Als Linda Sarsour während des Prozesses gegen Siraj jedem, der es hören wollte, erklärte, ihre Gemeinde sei Zielscheibe von Geheimdienstaktivitäten, ohne dass konkrete Verdachtsmomente gegen sie vorlägen, wurde sie von vielen als paranoid abgetan. Mittlerweile aber haben sich ihre Vorwürfe bestätigt: Im August deckten AP-Journalisten eine geheime Kooperation zwischen der CIA und der New Yorker Polizei auf, deren einziges Ziel es ist, arabisch-muslimische Gemeinden in New York zu bespitzeln. Mehr als 250 Gebetshäuser und muslimische Gruppen in der Stadt sollen überwacht worden sein.

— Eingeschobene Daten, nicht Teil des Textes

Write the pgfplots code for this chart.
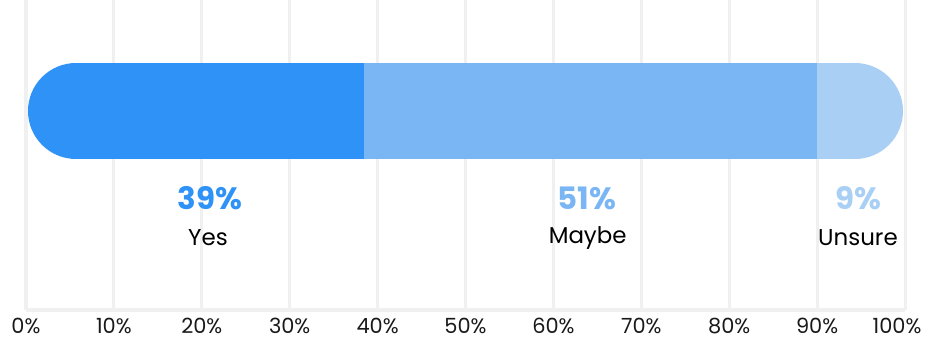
\documentclass[border=0pt]{standalone}
\usepackage{pgfplots}
\pgfplotsset{compat=1.18}
\usepackage{fontspec}
\setmainfont{Poppins}
\definecolor{cyes}{RGB}{47,146,247}
\definecolor{cmaybe}{RGB}{122,182,244}
\definecolor{cunsure}{RGB}{170,207,245}
\definecolor{gridgray}{RGB}{240,240,240}
\begin{document}
\begin{tikzpicture}
\begin{axis}[
  at={(26bp,31bp)}, anchor=south west,
  scale only axis, width=879bp, height=310bp,
  xmin=0, xmax=100, ymin=0, ymax=310,
  axis y line=none, axis x line*=bottom,
  axis line style={-},
  x axis line style={draw=gridgray, line width=3bp},
  xtick={0,10,...,100},
  xticklabels={0\%,10\%,20\%,30\%,40\%,50\%,60\%,70\%,80\%,90\%,100\%\hspace*{16bp}},
  xmajorgrids, grid style={draw=gridgray, line width=3bp},
  major tick length=0pt, ytick=\empty,
  xticklabel style={font=\fontsize{21}{24}\selectfont, text=black!90, anchor=north, inner sep=0pt, yshift=-8bp},
  clip=false,
]
% Yes: 0 -> 38.45 (rounded left end)
\addplot[draw=cyes, line width=96bp, line cap=round, shorten <=50bp, mark=none] coordinates {(0,199) (38.45,199)};
% Unsure: 90 -> 100 (rounded right end)
\addplot[draw=cunsure, line width=96bp, line cap=round, shorten >=50bp, mark=none] coordinates {(90,199) (100,199)};
% Maybe: 38.45 -> 90
\addplot[draw=cmaybe, line width=96bp, line cap=butt, mark=none] coordinates {(38.45,199) (90,199)};
% labels
\addplot[draw=none, mark=none, nodes near coords={\bfseries 39\%}, nodes near coords style={anchor=center, text=cyes, font=\fontsize{31}{34}\selectfont}] coordinates {(20.9,112)};
\addplot[draw=none, mark=none, nodes near coords={Yes}, nodes near coords style={anchor=center, text=black, font=\fontsize{23}{26}\selectfont}] coordinates {(20.7,72)};
\addplot[draw=none, mark=none, nodes near coords={\bfseries 51\%}, nodes near coords style={anchor=center, text=cmaybe, font=\fontsize{31}{34}\selectfont}] coordinates {(63.8,112)};
\addplot[draw=none, mark=none, nodes near coords={Maybe}, nodes near coords style={anchor=center, text=black, font=\fontsize{23}{26}\selectfont}] coordinates {(63.9,72)};
\addplot[draw=none, mark=none, nodes near coords={\bfseries 9\%}, nodes near coords style={anchor=center, text=cunsure, font=\fontsize{31}{34}\selectfont}] coordinates {(94.65,112)};
\addplot[draw=none, mark=none, nodes near coords={Unsure}, nodes near coords style={anchor=center, text=black, font=\fontsize{23}{26}\selectfont}] coordinates {(94.65,72)};
\end{axis}
\pgfresetboundingbox
\useasboundingbox (0,0) rectangle (930bp,341bp);
\end{tikzpicture}
\end{document}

„Moscheen-Schleimer“ nennt man in Bay Ridge die von der Sondereinheit rekrutierten inoffiziellen Mitarbeiter, die in Bars, Cafés und Gebetshäusern Informationen über ihre Mitbürger sammeln. „Unser ganzes Viertel ist deshalb verunsichert“, sagt Sarsour. So wie heute in Bay Ridge habe man sich damals wohl in der DDR fühlen müssen.

Der Ärger mit der Staatsgewalt ist indes nicht das einzige Problem, mit dem sich die Araber in Brooklyn herumschlagen müssen. „Als nach dem 11. September 2001 antimuslimische Ressentiments aufflackerten, haben wir gedacht, das werde sich schon alles wieder normalisieren“, erklärt Linda Sarsour. Ein Irrtum: 2010 verzeichnete die Bürgerrechtsorganisation Council on American Islamic Relations (CAIR) doppelt so viele Beschwerden wegen Diskriminierung wie 2009. In diesem Jahr werden es voraussichtlich noch einmal doppelt so viele. Die Palette der Klagen reicht von offenen Gewalttaten bis zur Verweigerung eines Bankkontos. „Wir sind mittlerweile die am meisten gehasste Gruppe der USA“, sagt der Sprecher von CAIR, Cyrus McGoldrick. „Die Islamophobie ist Mainstream geworden.“

Das kleinste Übel

Selbst die energische Linda Sarsour verliert manchmal den Mut. „Ich fühle mich müde“, sagt sie. „Immer wieder muss ich mich fragen lassen, woher ich komme und warum ich Amerika hasse. Da fällt es mir schwer, freundlich und geduldig zu bleiben. Warum muss ich extra erklären, dass ich Amerikanerin, New Yorkerin bin?“ Am liebsten, sagt sie, ließe sie manchmal ihrem Zorn freien Lauf: „Ich würde gern zurückfragen: Wo bist du denn her, du Arschloch? Aber ich will ja nicht noch mehr Öl ins Feuer gießen.“

Das Schlimmste für Linda Sarsour ist, dass ihr der Grund, warum sie ihre Heimat liebt, zusehends abhandenkommt. „Ich mag Amerika, weil hier jeder das bleiben kann, was er ist, ob Jude, Inder, Chinese oder Afrikaner, und dass er trotzdem Amerikaner sein kann.“ Nur den Muslimen werde dieses Recht zunehmend streitig gemacht: „Muslim zu sein, wird immer mehr als unamerikanisch angesehen.“ Trotz allem aber, sagt sie, seien die USA unter allen Einwanderungsländern für Muslime „das kleinste Übel“.

Das kleinste Übel. Was für ein Prädikat für diese Nation.